Here are records with pictures in them. Copy all of them exactly and leave the pictures out.

>> Start

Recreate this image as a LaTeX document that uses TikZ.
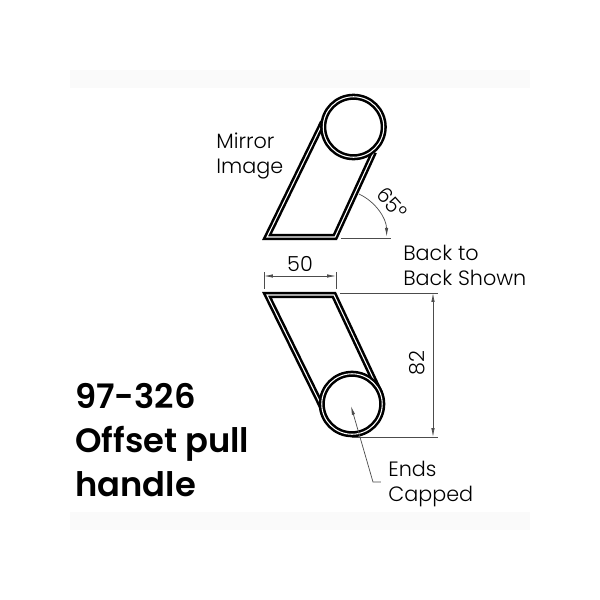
\documentclass[tikz,border=0pt]{standalone}
\usepackage{fontspec}
\setmainfont{Poppins Light}
\newfontfamily\titlefont{Poppins SemiBold}
\usetikzlibrary{arrows.meta}
\definecolor{bandgray}{HTML}{FAFAFA}
\tikzset{
    PX/.style={x=0.02cm,y=-0.02cm},
    TU/.style={draw=black,line width=1.45pt,double=white,double distance=0.6pt,miter limit=10},
    EN/.style={TU,circle,fill=white,minimum size=1.21cm,inner sep=0pt,outer sep=0pt},
    DM/.style={draw=black!70,line width=0.4pt},
    AR/.style={DM,{Latex[length=5pt,width=1.9pt]}-{Latex[length=5pt,width=1.9pt]}},
    NT/.style={anchor=west,align=left,inner sep=0pt,font=\fontsize{11.8}{14.2}\selectfont},
    TT/.style={anchor=west,align=left,inner sep=0pt,font=\fontsize{19.2}{25}\titlefont}}
\begin{document}
\begin{tikzpicture}[PX]
        \useasboundingbox (0,0) rectangle (600,600);
        \fill[bandgray] (70,70) rectangle (530,530);
        \fill[white] (70,88) rectangle (530,512);
        % upper handle
        \coordinate (a1) at (323,122);
        \coordinate (a2) at (267,237);
        \coordinate (a3) at (335,237);
        \coordinate (a4) at (374,152);
        \coordinate (ac) at (353.5,127);
        \draw[TU] (a1) -- (a2) -- (a3) -- (a4);
        \node[EN] (topend) at (ac) {};
        % lower handle
        \coordinate (b1) at (323,409);
        \coordinate (b2) at (267,295);
        \coordinate (b3) at (334,295);
        \coordinate (b4) at (380,393);
        \coordinate (bc) at (352,404);
        \draw[TU] (b1) -- (b2) -- (b3) -- (b4);
        \node[EN] (botend) at (bc) {};
        % 65 degree mark
        \coordinate (c1) at (341,238.5);
        \coordinate (c2) at (391,238.5);
        \draw[DM] (c1) -- (c2);
        \draw[DM,-{Latex[length=5pt,width=1.9pt]}] (359,194) arc[start angle=-65,end angle=-1,radius=48];
        \node[rotate=-48,inner sep=0pt,font=\fontsize{11.8}{14}\selectfont] (ang) at (392,203) {65°};
        % width
        \coordinate (d1) at (264,272);
        \coordinate (d2) at (264,289);
        \coordinate (d3) at (336,272);
        \coordinate (d4) at (336,289);
        \coordinate (d5) at (264,276);
        \coordinate (d6) at (336,276);
        \draw[DM] (d1) -- (d2);
        \draw[DM] (d3) -- (d4);
        \draw[AR] (d5) -- (d6);
        \node[inner sep=0pt,font=\fontsize{11.8}{14}\selectfont] (wd) at (300,264) {50};
        % height
        \coordinate (e1) at (340,293);
        \coordinate (e2) at (438,293);
        \coordinate (e3) at (352,437);
        \coordinate (e4) at (438,437);
        \coordinate (e5) at (433,293);
        \coordinate (e6) at (433,437);
        \draw[DM] (e1) -- (e2);
        \draw[DM] (e3) -- (e4);
        \draw[AR] (e5) -- (e6);
        \node[rotate=90,inner sep=0pt,font=\fontsize{11.8}{14}\selectfont] (ht) at (417,363) {82};
        % capped note
        \coordinate (f1) at (381,482);
        \coordinate (f2) at (373,482);
        \coordinate (f3) at (351,406);
        \draw[DM,-{Latex[length=5pt,width=1.9pt]}] (f1) -- (f2) -- (f3);
        \node[NT] (capped) at (388,484) {Ends\\Capped};
        \node[NT] (back) at (403,265) {Back to\\Back Shown};
        \node[NT] (mirror) at (216,156) {Mirror\\Image};
        \node[TT] (title) at (75,440) {97-326\\Offset pull\\handle};
    \end{tikzpicture}
\end{document}
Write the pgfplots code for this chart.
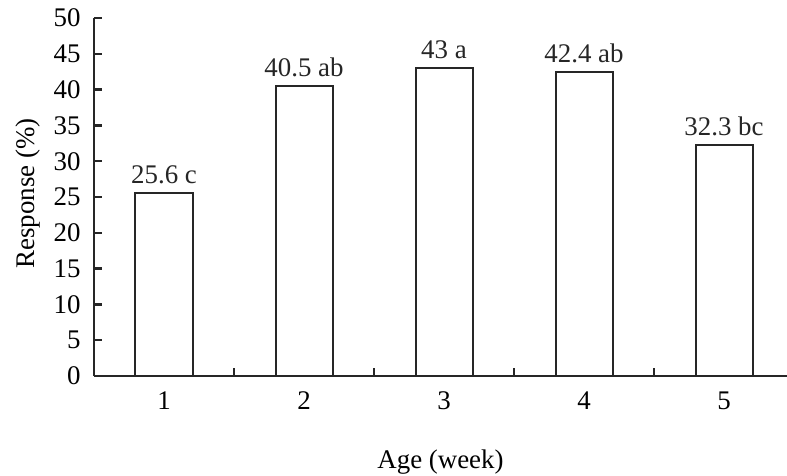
\documentclass[border=0pt]{standalone}
\usepackage{fontspec}
\setmainfont{Liberation Serif}
\usepackage{pgfplots}
\usepackage{pgfplotstable}
\pgfplotsset{compat=1.18}
\pgfplotstableread{
x y label
1 25.6 {25.6 c}
2 40.5 {40.5 ab}
3 43 {43 a}
4 42.4 {42.4 ab}
5 32.3 {32.3 bc}
}\datatable
\begin{document}
\begin{tikzpicture}
\begin{axis}[
  scale only axis,
  width=693bp, height=358bp,
  xmin=0.5, xmax=5.45,
  ymin=0, ymax=50,
  ytick={0,5,...,50},
  xtick={1.5,2.5,3.5,4.5},
  xticklabels={},
  extra x ticks={1,2,3,4,5},
  extra x tick labels={1,2,3,4,5},
  extra x tick style={major tick length=0pt},
  axis x line*=bottom,
  axis y line*=left,
  axis line style={line width=2.4bp, black!85, -},
  tick style={line width=2.4bp, black!85},
  tick align=inside,
  major tick length=8bp,
  xtick style={yshift=8bp},
  font=\fontsize{27}{32}\selectfont,
  /pgf/number format/assume math mode=true,
  yticklabel style={anchor=east, xshift=-10bp, font=\fontsize{27}{32}\selectfont},
  xticklabel style={anchor=north, yshift=-12bp, font=\fontsize{27}{32}\selectfont},
  xlabel={Age (week)},
  ylabel={Response (\%)},
  xlabel style={at={(axis description cs:0.5,-0.24)}, anchor=center, font=\fontsize{27}{32}\selectfont},
  ylabel style={at={(axis description cs:-0.095,0.51)}, anchor=center, rotate=0, font=\fontsize{27}{32}\selectfont},
  ybar,
  bar width=57bp,
  nodes near coords={\pgfplotspointmeta},
  point meta=explicit symbolic,
  nodes near coords style={font=\fontsize{27}{32}\selectfont, anchor=south, yshift=5bp, black!85},
  clip=false,
]
\addplot[draw=black!85, fill=white, line width=2bp] table[x=x, y=y, meta=label] {\datatable};
\end{axis}
\pgfresetboundingbox
\useasboundingbox (-94bp,-100bp) rectangle (693bp,376bp);
\end{tikzpicture}
\end{document}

>> End

REPLY
Recreate this image as a LaTeX document that uses TikZ.
\documentclass[tikz,border=0pt]{standalone}
\usepackage{fontspec}
\setmainfont{Poppins Light}
\newfontfamily\titlefont{Poppins SemiBold}
\usetikzlibrary{arrows.meta}
\definecolor{bandgray}{HTML}{FAFAFA}
\tikzset{
    PX/.style={x=0.02cm,y=-0.02cm},
    TU/.style={draw=black,line width=1.45pt,double=white,double distance=0.6pt,miter limit=10},
    EN/.style={TU,circle,fill=white,minimum size=1.21cm,inner sep=0pt,outer sep=0pt},
    DM/.style={draw=black!70,line width=0.4pt},
    AR/.style={DM,{Latex[length=5pt,width=1.9pt]}-{Latex[length=5pt,width=1.9pt]}},
    NT/.style={anchor=west,align=left,inner sep=0pt,font=\fontsize{11.8}{14.2}\selectfont},
    TT/.style={anchor=west,align=left,inner sep=0pt,font=\fontsize{19.2}{25}\titlefont}}
\begin{document}
\begin{tikzpicture}[PX]
        \useasboundingbox (0,0) rectangle (600,600);
        \fill[bandgray] (70,70) rectangle (530,530);
        \fill[white] (70,88) rectangle (530,512);
        % upper handle
        \coordinate (a1) at (323,122);
        \coordinate (a2) at (267,237);
        \coordinate (a3) at (335,237);
        \coordinate (a4) at (374,152);
        \coordinate (ac) at (353.5,127);
        \draw[TU] (a1) -- (a2) -- (a3) -- (a4);
        \node[EN] (topend) at (ac) {};
        % lower handle
        \coordinate (b1) at (323,409);
        \coordinate (b2) at (267,295);
        \coordinate (b3) at (334,295);
        \coordinate (b4) at (380,393);
        \coordinate (bc) at (352,404);
        \draw[TU] (b1) -- (b2) -- (b3) -- (b4);
        \node[EN] (botend) at (bc) {};
        % 65 degree mark
        \coordinate (c1) at (341,238.5);
        \coordinate (c2) at (391,238.5);
        \draw[DM] (c1) -- (c2);
        \draw[DM,-{Latex[length=5pt,width=1.9pt]}] (359,194) arc[start angle=-65,end angle=-1,radius=48];
        \node[rotate=-48,inner sep=0pt,font=\fontsize{11.8}{14}\selectfont] (ang) at (392,203) {65°};
        % width
        \coordinate (d1) at (264,272);
        \coordinate (d2) at (264,289);
        \coordinate (d3) at (336,272);
        \coordinate (d4) at (336,289);
        \coordinate (d5) at (264,276);
        \coordinate (d6) at (336,276);
        \draw[DM] (d1) -- (d2);
        \draw[DM] (d3) -- (d4);
        \draw[AR] (d5) -- (d6);
        \node[inner sep=0pt,font=\fontsize{11.8}{14}\selectfont] (wd) at (300,264) {50};
        % height
        \coordinate (e1) at (340,293);
        \coordinate (e2) at (438,293);
        \coordinate (e3) at (352,437);
        \coordinate (e4) at (438,437);
        \coordinate (e5) at (433,293);
        \coordinate (e6) at (433,437);
        \draw[DM] (e1) -- (e2);
        \draw[DM] (e3) -- (e4);
        \draw[AR] (e5) -- (e6);
        \node[rotate=90,inner sep=0pt,font=\fontsize{11.8}{14}\selectfont] (ht) at (417,363) {82};
        % capped note
        \coordinate (f1) at (381,482);
        \coordinate (f2) at (373,482);
        \coordinate (f3) at (351,406);
        \draw[DM,-{Latex[length=5pt,width=1.9pt]}] (f1) -- (f2) -- (f3);
        \node[NT] (capped) at (388,484) {Ends\\Capped};
        \node[NT] (back) at (403,265) {Back to\\Back Shown};
        \node[NT] (mirror) at (216,156) {Mirror\\Image};
        \node[TT] (title) at (75,440) {97-326\\Offset pull\\handle};
    \end{tikzpicture}
\end{document}
Write the pgfplots code for this chart.
\documentclass[border=0pt]{standalone}
\usepackage{fontspec}
\setmainfont{Liberation Serif}
\usepackage{pgfplots}
\usepackage{pgfplotstable}
\pgfplotsset{compat=1.18}
\pgfplotstableread{
x y label
1 25.6 {25.6 c}
2 40.5 {40.5 ab}
3 43 {43 a}
4 42.4 {42.4 ab}
5 32.3 {32.3 bc}
}\datatable
\begin{document}
\begin{tikzpicture}
\begin{axis}[
  scale only axis,
  width=693bp, height=358bp,
  xmin=0.5, xmax=5.45,
  ymin=0, ymax=50,
  ytick={0,5,...,50},
  xtick={1.5,2.5,3.5,4.5},
  xticklabels={},
  extra x ticks={1,2,3,4,5},
  extra x tick labels={1,2,3,4,5},
  extra x tick style={major tick length=0pt},
  axis x line*=bottom,
  axis y line*=left,
  axis line style={line width=2.4bp, black!85, -},
  tick style={line width=2.4bp, black!85},
  tick align=inside,
  major tick length=8bp,
  xtick style={yshift=8bp},
  font=\fontsize{27}{32}\selectfont,
  /pgf/number format/assume math mode=true,
  yticklabel style={anchor=east, xshift=-10bp, font=\fontsize{27}{32}\selectfont},
  xticklabel style={anchor=north, yshift=-12bp, font=\fontsize{27}{32}\selectfont},
  xlabel={Age (week)},
  ylabel={Response (\%)},
  xlabel style={at={(axis description cs:0.5,-0.24)}, anchor=center, font=\fontsize{27}{32}\selectfont},
  ylabel style={at={(axis description cs:-0.095,0.51)}, anchor=center, rotate=0, font=\fontsize{27}{32}\selectfont},
  ybar,
  bar width=57bp,
  nodes near coords={\pgfplotspointmeta},
  point meta=explicit symbolic,
  nodes near coords style={font=\fontsize{27}{32}\selectfont, anchor=south, yshift=5bp, black!85},
  clip=false,
]
\addplot[draw=black!85, fill=white, line width=2bp] table[x=x, y=y, meta=label] {\datatable};
\end{axis}
\pgfresetboundingbox
\useasboundingbox (-94bp,-100bp) rectangle (693bp,376bp);
\end{tikzpicture}
\end{document}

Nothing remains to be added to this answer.